Clearly you don't discard this massive player, because he has shown he can dominate a Pac-12 opponent. Yet he needs to keep improving or step aside momentarily. He carried a 6-foot-6, 365-pound frame into spring football and both coach Jimmy Lake and offensive-line coach Scott Huff insisted this was a good weight for him, that he still could move adequately. Ale lists at 355 now. So it wasn't necessarily a good distribution of poundage for him. When asked about his recent play, the coaches give the stock answer that Ale needs to be more consistent. The big thing to remember about the native Samoan and former Australian resident is he's just a sophomore and he's already appeared in 17 games. He'll be back. With a little refinement, he could be a tackle before he's done with college ball. Projection: No. 3 at left guard.

Ulumoo Ale is the incumbent left-guard starter, now in a three-way battle for the job.

Ulumoo Ale is the left-guard starter incumbent. 

Nate Kalepo

At 6-foot-6 and 330 pounds, Kalepo is the little guy of this group at left guard. With the Huskies returning all five line starters, he's was the first interloper to shake up the chemistry. Over the latter half of spring ball, he made Ale alternate at the position during practices, giving the first indication that something could be done better there. While highly recruited by USC, Oregon, Michigan and others before the UW locked him up, Kalepo was said to sometimes have trouble keeping up with athletic defenders on the edge, hence he was deemed better suited for interior duty. Likewise, the Renton, Washington, product is just a redshirt freshman. He has just two games under his belt. Projection: No. 2 at left guard.

Nate Kalepo builds strength in the weight room.

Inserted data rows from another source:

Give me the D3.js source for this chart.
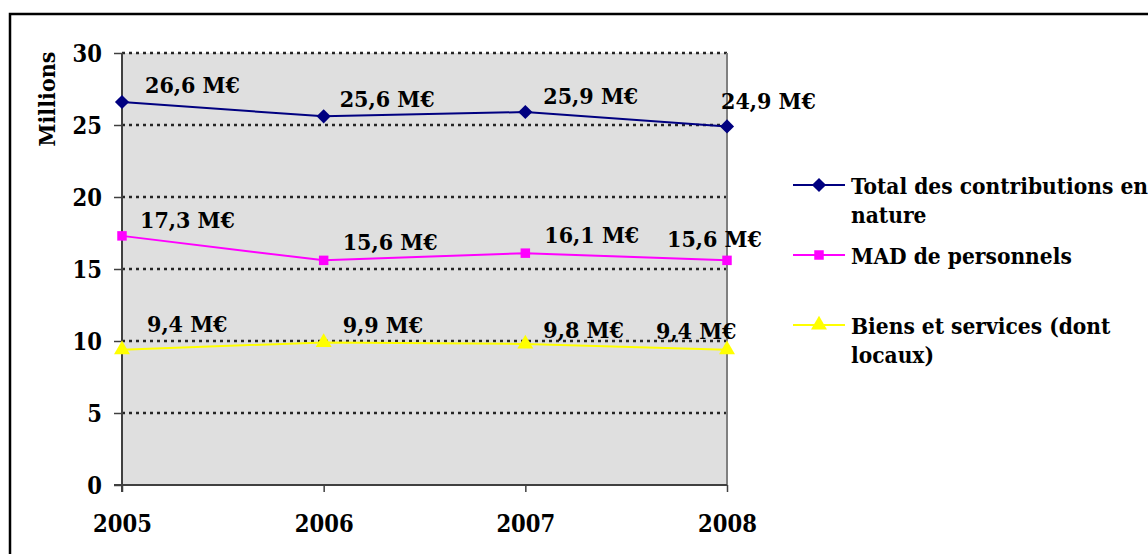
<!DOCTYPE html>
<html><head><meta charset="utf-8">
<script src="https://cdn.jsdelivr.net/npm/d3@7"></script>
<style>
html,body{margin:0;padding:0;background:#fff;}
svg text{font-family:"DejaVu Serif Condensed","DejaVu Serif",serif;font-weight:bold;fill:#000;}
</style></head>
<body>
<svg id="chart" width="1148" height="554"></svg>
<script>
const years = ["2005","2006","2007","2008"];
const seriesNames = ["Total des contributions en nature","MAD de personnels","Biens et services (dont locaux)"];
const totalValues = [26.6, 25.6, 25.9, 24.9];
const madValues = [17.3, 15.6, 16.1, 15.6];
const biensValues = [9.4, 9.9, 9.8, 9.4];
const yTicks = [0, 5, 10, 15, 20, 25, 30];
const yAxisTitle = "Millions";

// layout (label offsets relative to the point, not data)
const labelOffsets = [
  [[23,-9],[16,-9],[18,-8],[-6,-17]],
  [[18,-8],[19,-10],[19,-10],[-60,-13]],
  [[25,-18],[19,-9],[18,-6],[-71,-11]]
];
const colors = ["#000080","#FF00FF","#FFFF00"];
const shapes = [d3.symbolSquare, d3.symbolSquare, d3.symbolTriangle];
const rotations = [45, 0, 0];
const symSizes = [100, 90, 110];
const legendLines = [["Total des contributions en","nature"],["MAD de personnels"],["Biens et services (dont","locaux)"]];
const legendY = [185, 255, 325];

const svg = d3.select("#chart");
const pLeft = 122, pRight = 727, pTop = 53, pBottom = 485;
const FONT = '"DejaVu Serif Condensed","DejaVu Serif",serif';

// outer border
svg.append("rect").attr("x",10).attr("y",14).attr("width",1160).attr("height",600)
  .attr("fill","none").attr("stroke","#000").attr("stroke-width",2.5);

const x = d3.scalePoint().domain(years).range([pLeft,pRight]);
const y = d3.scaleLinear().domain([0,30]).range([pBottom,pTop]);

// plot background
svg.append("rect").attr("x",pLeft).attr("y",pTop).attr("width",pRight-pLeft).attr("height",pBottom-pTop)
  .attr("fill","#DFDFDF");

// gridlines
svg.append("g").selectAll("line").data(yTicks.filter(d=>d>0)).join("line")
  .attr("x1",pLeft).attr("x2",pRight).attr("y1",d=>y(d)).attr("y2",d=>y(d))
  .attr("stroke","#111").attr("stroke-width",2.5).attr("stroke-dasharray","3,4").attr("opacity",0.9);

// right border
svg.append("line").attr("x1",pRight).attr("x2",pRight).attr("y1",pTop).attr("y2",pBottom)
  .attr("stroke","#808080").attr("stroke-width",2);

// y axis
const yAxis = d3.axisLeft(y).tickValues(yTicks).tickSize(8).tickPadding(12).tickFormat(d3.format("d"));
const gy = svg.append("g").attr("transform",`translate(${pLeft},0)`).call(yAxis);
gy.select(".domain").attr("stroke","#404040").attr("stroke-width",2).attr("d",`M0,${pTop}V${pBottom+7}`);
gy.selectAll(".tick line").attr("stroke","#404040").attr("stroke-width",1.5);
gy.selectAll(".tick text").attr("font-size",23.5).attr("dy","0.36em")
  .style("font-family",FONT).style("font-weight","bold").attr("fill","#000");

// x axis
const xAxis = d3.axisBottom(x).tickSize(7).tickPadding(23);
const gx = svg.append("g").attr("transform",`translate(0,${pBottom})`).call(xAxis);
gx.select(".domain").attr("stroke","#404040").attr("stroke-width",2).attr("d",`M${pLeft-8},0H${pRight}`);
gx.selectAll(".tick line").attr("stroke","#404040").attr("stroke-width",1.5);
gx.selectAll(".tick text").attr("font-size",23.5)
  .style("font-family",FONT).style("font-weight","bold").attr("fill","#000");

// y title
svg.append("text").attr("transform","translate(55,99) rotate(-90)").attr("text-anchor","middle")
  .attr("font-size",23).text(yAxisTitle);

const allSeries = [totalValues, madValues, biensValues];
const line = d3.line().x((d,i)=>x(years[i])).y(d=>y(d));

allSeries.forEach((vals,s)=>{
  const g = svg.append("g");
  g.append("path").datum(vals).attr("d",line).attr("fill","none")
    .attr("stroke",colors[s]).attr("stroke-width",2);
  g.selectAll("path.m").data(vals).join("path").attr("class","m")
    .attr("transform",(d,i)=>`translate(${x(years[i])},${y(d)}) rotate(${rotations[s]})`)
    .attr("d",d3.symbol().type(shapes[s]).size(symSizes[s])).attr("fill",colors[s]);
  g.selectAll("text").data(vals).join("text")
    .attr("x",(d,i)=>x(years[i])+labelOffsets[s][i][0])
    .attr("y",(d,i)=>y(d)+labelOffsets[s][i][1])
    .attr("font-size",23)
    .text(d=>d3.format(".1f")(d).replace(".",",")+" M€");
});

// legend
seriesNames.forEach((name,s)=>{
  const ly = legendY[s];
  const g = svg.append("g");
  g.append("line").attr("x1",793).attr("x2",845).attr("y1",ly).attr("y2",ly)
    .attr("stroke",colors[s]).attr("stroke-width",2);
  g.append("path").attr("transform",`translate(819,${ly}) rotate(${rotations[s]})`)
    .attr("d",d3.symbol().type(shapes[s]).size(symSizes[s])).attr("fill",colors[s]);
  legendLines[s].forEach((t,k)=>{
    g.append("text").attr("x",851).attr("y",ly+9+k*29).attr("font-size",22.5).text(t);
  });
});
</script>
</body></html>
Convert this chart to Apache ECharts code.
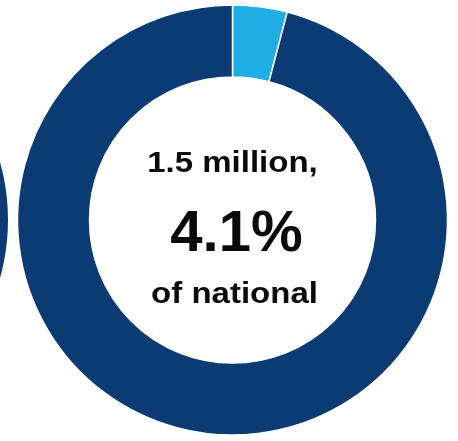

Nate Kalepo is one of the stronger Huskies. 

Julius Buelow

Nothing gets the coaching staff more excited than when one of its real young project players suddenly gets it and begins to pan out in a hurry. Buelow had done just that. When he committed to the UW over the likes of Oregon, Notre Dame and Florida, the Hawaiian admitted to recruiting analysts to being a passive personality who would need an attitude adjustment to excel at the college level. Apparently, someone put extra hot sauce on one of his recent Conibear Shellhouse dinner steaks. Getting his chance, he's combined his impressive 6-foot-8, 330-pound physique with the requisite nastiness to make him a serious starting candidate. He might be on his way. He might not come out of the lineup again. He might play somewhere else on the No. 1 Husky line before he's done. Similarly, someone as tall and as heavy as Buelow with a little bit of irascible behavior eventually moves from offensive guard to left tackle, which is what Jaxson Kirkland did. Oh, did we forget to mention that Buelow is just a redshirt freshman? He's appeared in just one Husky game, soon to be several more. Projection: Starter.

Overview

While Ale must be sorely disappointed to have his starting job put in question, he shouldn't let this moment define his career in any way. Kalepo, if he doesn't win the spot, shouldn't get impatient either with his depth-chart progress. It's real early in everyone's careers here. Similar to that extra-point team, these three could all become starters together and really create some conversation about their possibilities. USC once had a line that was so gigantic, the joke was that when these guys stood up they could see Denver. This trio of Huskies paired with two others some day at least should be able to see Salt Lake City.